### TASK
Retype all of the listing exactly, passing over any picture you find.

### GIVEN DATA
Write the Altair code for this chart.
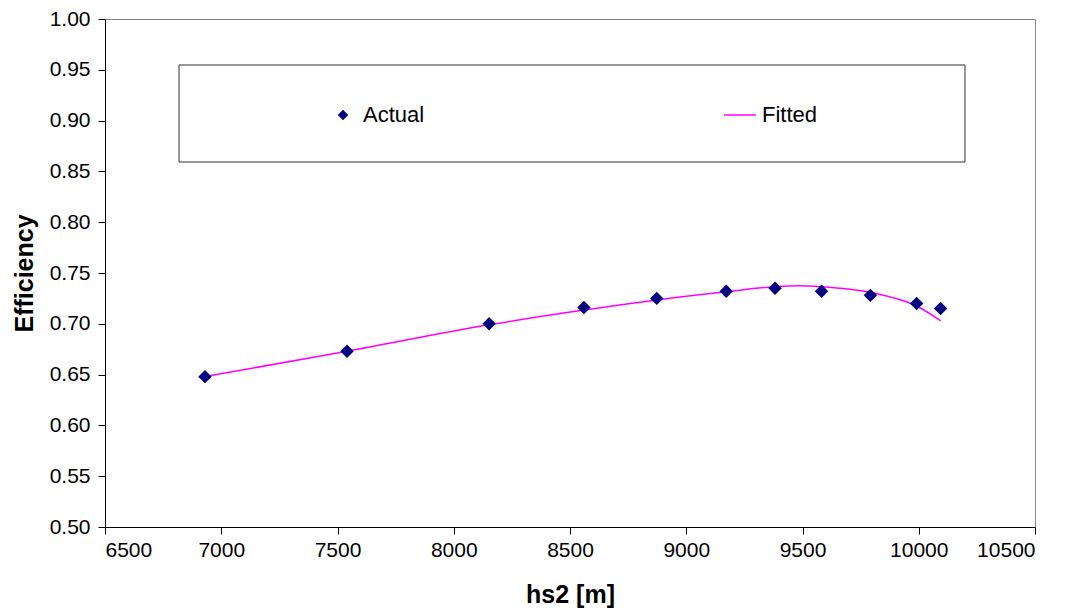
import altair as alt
import pandas as pd

# Actual data points
actual_x = [6930, 7541, 8152, 8560, 8873, 9172, 9382, 9582, 9792, 9991, 10094]
actual_y = [0.648, 0.673, 0.700, 0.716, 0.725, 0.732, 0.735, 0.732, 0.728, 0.720, 0.715]

# Fitted curve
fitted_x = [6930, 7541, 8152, 8560, 8873, 9172, 9382, 9480, 9582, 9792, 9991, 10094]
fitted_y = [0.648, 0.673, 0.699, 0.7135, 0.7235, 0.7315, 0.7365, 0.7375, 0.7365, 0.731, 0.7175, 0.703]

x_ticks = [6500, 7000, 7500, 8000, 8500, 9000, 9500, 10000, 10500]
y_ticks = [0.50, 0.55, 0.60, 0.65, 0.70, 0.75, 0.80, 0.85, 0.90, 0.95, 1.00]

df_actual = pd.DataFrame({"x": actual_x, "y": actual_y, "series": ["Actual"] * len(actual_x)})
df_fit = pd.DataFrame({"x": fitted_x, "y": fitted_y, "series": ["Fitted"] * len(fitted_x)})

FONT = "Liberation Sans"

xenc = alt.X("x:Q", scale=alt.Scale(domain=[6500, 10500], nice=False, zero=False),
             axis=alt.Axis(values=x_ticks, format="d", title="hs2 [m]"))
yenc = alt.Y("y:Q", scale=alt.Scale(domain=[0.5, 1.0], nice=False, zero=False),
             axis=alt.Axis(values=y_ticks, format=".2f", title="Efficiency"))

box = alt.Chart(pd.DataFrame({"a": [0]})).mark_rect(
    fill="white", stroke="#333333", strokeWidth=1
).encode(
    x=alt.value(74), x2=alt.value(860), y=alt.value(46), y2=alt.value(143)
)

line = alt.Chart(df_fit).mark_line(strokeWidth=1.5, interpolate="monotone").encode(
    x=xenc, y=yenc,
    stroke=alt.Stroke("series:N",
                      scale=alt.Scale(domain=["Fitted"], range=["#FF00FF"]),
                      legend=alt.Legend(orient="none", legendX=618, legendY=79, title=None,
                                        symbolType="stroke", symbolSize=1024,
                                        symbolStrokeWidth=1.5, labelOffset=5,
                                        labelFontSize=22, labelFont=FONT,
                                        labelColor="black", padding=0))
)

points = alt.Chart(df_actual).mark_point(shape="diamond", filled=True, size=180, opacity=1).encode(
    x=xenc, y=yenc,
    color=alt.Color("series:N",
                    scale=alt.Scale(domain=["Actual"], range=["#000080"]),
                    legend=alt.Legend(orient="none", legendX=227, legendY=85, title=None,
                                      symbolType="diamond", symbolSize=110,
                                      symbolOpacity=1, labelOffset=9,
                                      labelFontSize=22, labelFont=FONT,
                                      labelColor="black", padding=0))
)

chart = alt.layer(box, line, points).resolve_scale(color="independent").properties(
    width=930, height=508,
    autosize=alt.AutoSizeParams(type="none"),
    padding={"left": 97, "top": 11, "right": 25, "bottom": 86},
    background="white",
).configure_view(
    stroke="#888888", strokeWidth=1
).configure_axis(
    grid=False,
    domainColor="black", domainWidth=1,
    tickColor="black", tickSize=7, tickWidth=1,
    labelFont=FONT, labelFontSize=21, labelColor="black",
    titleFont=FONT, titleFontSize=25, titleFontWeight="bold", titleColor="black",
).configure_axisX(
    labelPadding=5, titlePadding=22
).configure_axisY(
    labelPadding=8, titlePadding=12
)

chart.save("out.html", embed_options={"renderer": "svg", "actions": False})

### RESPONSE TO THIS EXERCISE
Write the Altair code for this chart.
import altair as alt
import pandas as pd

# Actual data points
actual_x = [6930, 7541, 8152, 8560, 8873, 9172, 9382, 9582, 9792, 9991, 10094]
actual_y = [0.648, 0.673, 0.700, 0.716, 0.725, 0.732, 0.735, 0.732, 0.728, 0.720, 0.715]

# Fitted curve
fitted_x = [6930, 7541, 8152, 8560, 8873, 9172, 9382, 9480, 9582, 9792, 9991, 10094]
fitted_y = [0.648, 0.673, 0.699, 0.7135, 0.7235, 0.7315, 0.7365, 0.7375, 0.7365, 0.731, 0.7175, 0.703]

x_ticks = [6500, 7000, 7500, 8000, 8500, 9000, 9500, 10000, 10500]
y_ticks = [0.50, 0.55, 0.60, 0.65, 0.70, 0.75, 0.80, 0.85, 0.90, 0.95, 1.00]

df_actual = pd.DataFrame({"x": actual_x, "y": actual_y, "series": ["Actual"] * len(actual_x)})
df_fit = pd.DataFrame({"x": fitted_x, "y": fitted_y, "series": ["Fitted"] * len(fitted_x)})

FONT = "Liberation Sans"

xenc = alt.X("x:Q", scale=alt.Scale(domain=[6500, 10500], nice=False, zero=False),
             axis=alt.Axis(values=x_ticks, format="d", title="hs2 [m]"))
yenc = alt.Y("y:Q", scale=alt.Scale(domain=[0.5, 1.0], nice=False, zero=False),
             axis=alt.Axis(values=y_ticks, format=".2f", title="Efficiency"))

box = alt.Chart(pd.DataFrame({"a": [0]})).mark_rect(
    fill="white", stroke="#333333", strokeWidth=1
).encode(
    x=alt.value(74), x2=alt.value(860), y=alt.value(46), y2=alt.value(143)
)

line = alt.Chart(df_fit).mark_line(strokeWidth=1.5, interpolate="monotone").encode(
    x=xenc, y=yenc,
    stroke=alt.Stroke("series:N",
                      scale=alt.Scale(domain=["Fitted"], range=["#FF00FF"]),
                      legend=alt.Legend(orient="none", legendX=618, legendY=79, title=None,
                                        symbolType="stroke", symbolSize=1024,
                                        symbolStrokeWidth=1.5, labelOffset=5,
                                        labelFontSize=22, labelFont=FONT,
                                        labelColor="black", padding=0))
)

points = alt.Chart(df_actual).mark_point(shape="diamond", filled=True, size=180, opacity=1).encode(
    x=xenc, y=yenc,
    color=alt.Color("series:N",
                    scale=alt.Scale(domain=["Actual"], range=["#000080"]),
                    legend=alt.Legend(orient="none", legendX=227, legendY=85, title=None,
                                      symbolType="diamond", symbolSize=110,
                                      symbolOpacity=1, labelOffset=9,
                                      labelFontSize=22, labelFont=FONT,
                                      labelColor="black", padding=0))
)

chart = alt.layer(box, line, points).resolve_scale(color="independent").properties(
    width=930, height=508,
    autosize=alt.AutoSizeParams(type="none"),
    padding={"left": 97, "top": 11, "right": 25, "bottom": 86},
    background="white",
).configure_view(
    stroke="#888888", strokeWidth=1
).configure_axis(
    grid=False,
    domainColor="black", domainWidth=1,
    tickColor="black", tickSize=7, tickWidth=1,
    labelFont=FONT, labelFontSize=21, labelColor="black",
    titleFont=FONT, titleFontSize=25, titleFontWeight="bold", titleColor="black",
).configure_axisX(
    labelPadding=5, titlePadding=22
).configure_axisY(
    labelPadding=8, titlePadding=12
)

chart.save("out.html", embed_options={"renderer": "svg", "actions": False})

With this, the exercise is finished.